[Start MATERIAL PROVIDED]

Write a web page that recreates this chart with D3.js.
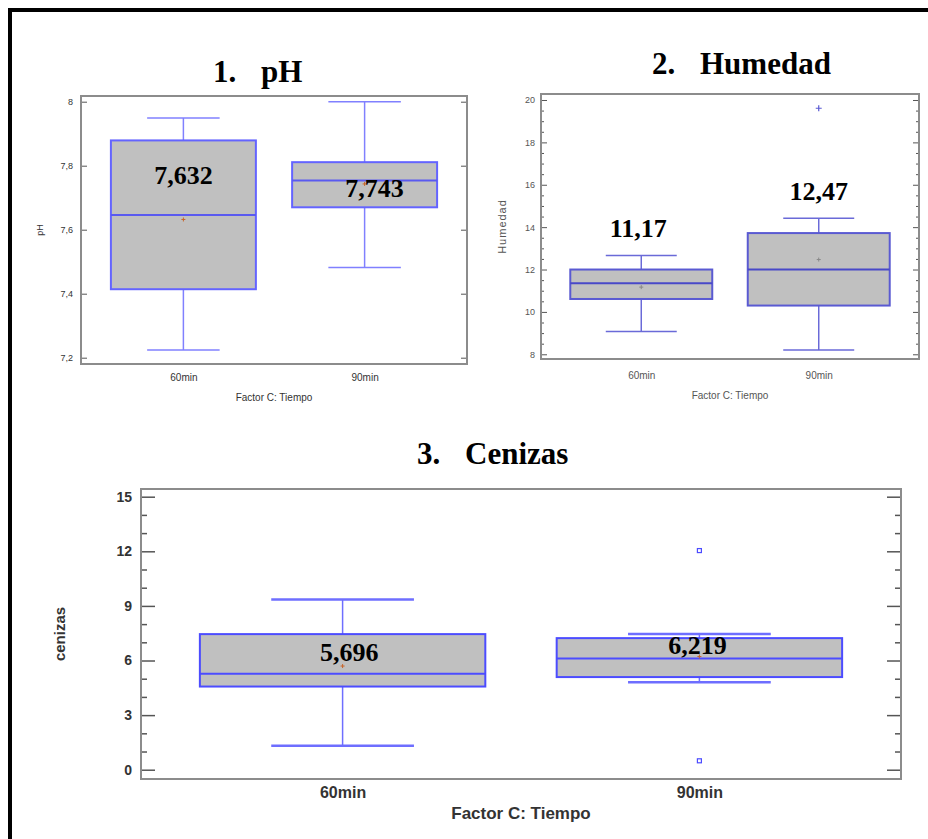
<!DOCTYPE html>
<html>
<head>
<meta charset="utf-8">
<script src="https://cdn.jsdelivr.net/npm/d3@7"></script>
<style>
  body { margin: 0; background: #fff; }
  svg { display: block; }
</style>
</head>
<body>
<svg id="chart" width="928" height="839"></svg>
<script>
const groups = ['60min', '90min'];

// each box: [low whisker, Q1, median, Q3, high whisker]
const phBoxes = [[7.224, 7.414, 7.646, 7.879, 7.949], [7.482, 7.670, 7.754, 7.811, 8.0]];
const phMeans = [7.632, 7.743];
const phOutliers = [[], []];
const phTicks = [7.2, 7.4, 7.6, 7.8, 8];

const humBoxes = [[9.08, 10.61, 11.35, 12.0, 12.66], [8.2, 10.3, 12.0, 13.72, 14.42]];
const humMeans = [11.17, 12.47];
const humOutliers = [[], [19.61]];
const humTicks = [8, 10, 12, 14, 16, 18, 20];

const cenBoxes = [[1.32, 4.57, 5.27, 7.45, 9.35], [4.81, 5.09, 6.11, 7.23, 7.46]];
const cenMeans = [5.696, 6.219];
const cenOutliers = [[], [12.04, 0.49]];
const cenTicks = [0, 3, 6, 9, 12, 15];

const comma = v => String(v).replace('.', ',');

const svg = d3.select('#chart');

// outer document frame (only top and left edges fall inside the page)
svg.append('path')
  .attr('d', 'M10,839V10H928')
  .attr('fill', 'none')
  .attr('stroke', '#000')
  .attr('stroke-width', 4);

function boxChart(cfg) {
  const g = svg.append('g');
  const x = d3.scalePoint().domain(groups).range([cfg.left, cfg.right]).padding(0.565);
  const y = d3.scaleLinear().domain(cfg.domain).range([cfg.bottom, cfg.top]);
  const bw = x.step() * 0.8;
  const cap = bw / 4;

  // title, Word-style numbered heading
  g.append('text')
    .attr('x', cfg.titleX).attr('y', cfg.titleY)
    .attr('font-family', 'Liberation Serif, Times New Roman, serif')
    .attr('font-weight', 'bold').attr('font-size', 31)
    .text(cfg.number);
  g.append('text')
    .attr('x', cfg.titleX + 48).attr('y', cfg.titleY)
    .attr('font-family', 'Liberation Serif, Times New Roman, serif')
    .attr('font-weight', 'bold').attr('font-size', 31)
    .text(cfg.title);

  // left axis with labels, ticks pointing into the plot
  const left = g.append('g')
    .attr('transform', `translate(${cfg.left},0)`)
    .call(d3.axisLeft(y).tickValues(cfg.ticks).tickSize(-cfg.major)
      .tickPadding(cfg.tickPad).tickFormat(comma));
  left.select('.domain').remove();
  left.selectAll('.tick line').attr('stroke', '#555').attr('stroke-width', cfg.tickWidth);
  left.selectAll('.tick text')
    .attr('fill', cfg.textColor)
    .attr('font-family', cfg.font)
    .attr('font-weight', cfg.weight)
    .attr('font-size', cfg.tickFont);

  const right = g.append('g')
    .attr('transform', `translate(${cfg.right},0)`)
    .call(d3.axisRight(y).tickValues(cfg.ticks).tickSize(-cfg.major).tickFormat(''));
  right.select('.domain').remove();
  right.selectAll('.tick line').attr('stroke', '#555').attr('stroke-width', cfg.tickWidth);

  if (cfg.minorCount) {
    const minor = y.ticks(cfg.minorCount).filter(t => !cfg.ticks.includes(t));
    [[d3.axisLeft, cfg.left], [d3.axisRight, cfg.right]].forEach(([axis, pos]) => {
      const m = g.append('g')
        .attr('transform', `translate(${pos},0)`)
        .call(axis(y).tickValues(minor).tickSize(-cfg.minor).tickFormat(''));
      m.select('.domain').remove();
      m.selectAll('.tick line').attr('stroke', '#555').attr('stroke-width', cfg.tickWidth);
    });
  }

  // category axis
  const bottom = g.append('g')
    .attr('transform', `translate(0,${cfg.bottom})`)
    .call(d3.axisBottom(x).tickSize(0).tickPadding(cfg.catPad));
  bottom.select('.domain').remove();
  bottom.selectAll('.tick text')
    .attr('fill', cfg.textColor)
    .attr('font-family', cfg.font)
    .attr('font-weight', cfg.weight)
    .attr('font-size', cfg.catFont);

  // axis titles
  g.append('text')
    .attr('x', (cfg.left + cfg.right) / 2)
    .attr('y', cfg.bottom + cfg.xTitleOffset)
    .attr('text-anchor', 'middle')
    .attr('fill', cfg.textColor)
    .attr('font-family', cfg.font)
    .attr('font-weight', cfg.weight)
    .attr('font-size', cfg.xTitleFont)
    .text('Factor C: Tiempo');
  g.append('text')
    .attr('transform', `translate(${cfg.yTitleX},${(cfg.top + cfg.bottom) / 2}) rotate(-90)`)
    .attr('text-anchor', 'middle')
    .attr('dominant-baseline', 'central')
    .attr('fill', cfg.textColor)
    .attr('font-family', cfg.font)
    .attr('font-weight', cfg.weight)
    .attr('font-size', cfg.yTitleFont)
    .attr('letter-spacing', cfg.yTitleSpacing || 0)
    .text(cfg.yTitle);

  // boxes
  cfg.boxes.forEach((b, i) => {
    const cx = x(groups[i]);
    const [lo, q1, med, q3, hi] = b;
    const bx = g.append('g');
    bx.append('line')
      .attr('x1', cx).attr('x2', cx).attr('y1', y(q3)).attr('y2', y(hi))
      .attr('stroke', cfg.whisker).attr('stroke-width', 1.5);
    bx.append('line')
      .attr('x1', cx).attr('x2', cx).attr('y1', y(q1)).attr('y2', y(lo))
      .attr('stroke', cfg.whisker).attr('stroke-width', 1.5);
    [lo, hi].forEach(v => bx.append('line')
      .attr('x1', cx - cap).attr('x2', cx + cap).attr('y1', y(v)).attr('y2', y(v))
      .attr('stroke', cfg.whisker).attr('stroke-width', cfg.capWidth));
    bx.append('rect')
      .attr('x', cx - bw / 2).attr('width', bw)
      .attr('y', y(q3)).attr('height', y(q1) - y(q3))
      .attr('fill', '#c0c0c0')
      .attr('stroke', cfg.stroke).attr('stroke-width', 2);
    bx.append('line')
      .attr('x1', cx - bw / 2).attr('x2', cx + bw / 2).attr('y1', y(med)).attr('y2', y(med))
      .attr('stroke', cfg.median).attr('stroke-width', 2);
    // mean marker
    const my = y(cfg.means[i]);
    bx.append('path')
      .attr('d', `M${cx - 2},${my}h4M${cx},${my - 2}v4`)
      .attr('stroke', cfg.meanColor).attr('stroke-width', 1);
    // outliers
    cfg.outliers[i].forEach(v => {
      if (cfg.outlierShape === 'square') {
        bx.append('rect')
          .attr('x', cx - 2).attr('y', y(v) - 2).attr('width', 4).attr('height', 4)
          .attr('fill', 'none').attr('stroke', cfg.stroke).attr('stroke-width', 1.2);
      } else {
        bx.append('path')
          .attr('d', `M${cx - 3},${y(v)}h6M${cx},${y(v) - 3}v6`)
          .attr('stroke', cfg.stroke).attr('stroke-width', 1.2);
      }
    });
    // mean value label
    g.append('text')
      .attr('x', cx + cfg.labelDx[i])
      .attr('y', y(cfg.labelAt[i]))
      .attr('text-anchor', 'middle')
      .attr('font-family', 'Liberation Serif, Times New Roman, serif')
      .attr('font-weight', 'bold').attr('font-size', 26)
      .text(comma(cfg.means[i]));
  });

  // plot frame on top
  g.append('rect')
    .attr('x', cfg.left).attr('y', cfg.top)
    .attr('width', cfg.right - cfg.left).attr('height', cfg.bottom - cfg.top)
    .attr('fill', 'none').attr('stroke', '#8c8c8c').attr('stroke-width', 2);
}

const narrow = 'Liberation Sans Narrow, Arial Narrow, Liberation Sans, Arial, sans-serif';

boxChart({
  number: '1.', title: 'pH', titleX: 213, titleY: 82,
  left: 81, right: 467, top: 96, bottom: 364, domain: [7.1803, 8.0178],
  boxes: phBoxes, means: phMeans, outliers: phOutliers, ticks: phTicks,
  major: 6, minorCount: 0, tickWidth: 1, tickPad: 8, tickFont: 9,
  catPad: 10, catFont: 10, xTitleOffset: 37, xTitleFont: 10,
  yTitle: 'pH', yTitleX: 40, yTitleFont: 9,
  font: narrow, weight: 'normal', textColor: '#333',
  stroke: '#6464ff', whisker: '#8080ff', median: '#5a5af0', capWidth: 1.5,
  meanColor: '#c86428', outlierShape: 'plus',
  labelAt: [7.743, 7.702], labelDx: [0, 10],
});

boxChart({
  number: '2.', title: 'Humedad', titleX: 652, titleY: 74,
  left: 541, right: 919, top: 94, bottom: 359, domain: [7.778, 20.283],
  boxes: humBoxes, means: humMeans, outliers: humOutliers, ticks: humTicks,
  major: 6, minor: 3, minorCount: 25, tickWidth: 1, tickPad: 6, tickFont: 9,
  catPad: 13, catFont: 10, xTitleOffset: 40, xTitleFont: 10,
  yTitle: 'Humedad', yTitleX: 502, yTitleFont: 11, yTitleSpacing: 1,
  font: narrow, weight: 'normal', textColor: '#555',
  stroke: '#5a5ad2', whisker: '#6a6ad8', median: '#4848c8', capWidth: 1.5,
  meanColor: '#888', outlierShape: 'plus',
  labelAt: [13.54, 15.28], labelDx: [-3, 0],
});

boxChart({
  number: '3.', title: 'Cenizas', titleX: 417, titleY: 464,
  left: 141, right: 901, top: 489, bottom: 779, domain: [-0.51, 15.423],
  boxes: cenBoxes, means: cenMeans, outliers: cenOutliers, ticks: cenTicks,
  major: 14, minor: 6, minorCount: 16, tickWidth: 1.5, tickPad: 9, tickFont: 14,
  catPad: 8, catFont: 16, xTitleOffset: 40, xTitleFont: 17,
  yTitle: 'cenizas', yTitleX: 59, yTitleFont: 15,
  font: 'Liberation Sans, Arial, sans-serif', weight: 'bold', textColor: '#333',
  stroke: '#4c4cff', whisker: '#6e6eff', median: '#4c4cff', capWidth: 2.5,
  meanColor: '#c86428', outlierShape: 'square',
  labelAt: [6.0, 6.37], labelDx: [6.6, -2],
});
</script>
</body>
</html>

[End MATERIAL PROVIDED]

> [YOUR OBJECTIVE] Return only the lines from the start of the data through the line that contains "const phTicks = [7.2, 7.4, 7.6, 7.8, 8];", please, copying them exactly and omitting all pictures.

> [WRITTEN ANSWER]
Write a web page that recreates this chart with D3.js.
<!DOCTYPE html>
<html>
<head>
<meta charset="utf-8">
<script src="https://cdn.jsdelivr.net/npm/d3@7"></script>
<style>
  body { margin: 0; background: #fff; }
  svg { display: block; }
</style>
</head>
<body>
<svg id="chart" width="928" height="839"></svg>
<script>
const groups = ['60min', '90min'];

// each box: [low whisker, Q1, median, Q3, high whisker]
const phBoxes = [[7.224, 7.414, 7.646, 7.879, 7.949], [7.482, 7.670, 7.754, 7.811, 8.0]];
const phMeans = [7.632, 7.743];
const phOutliers = [[], []];
const phTicks = [7.2, 7.4, 7.6, 7.8, 8];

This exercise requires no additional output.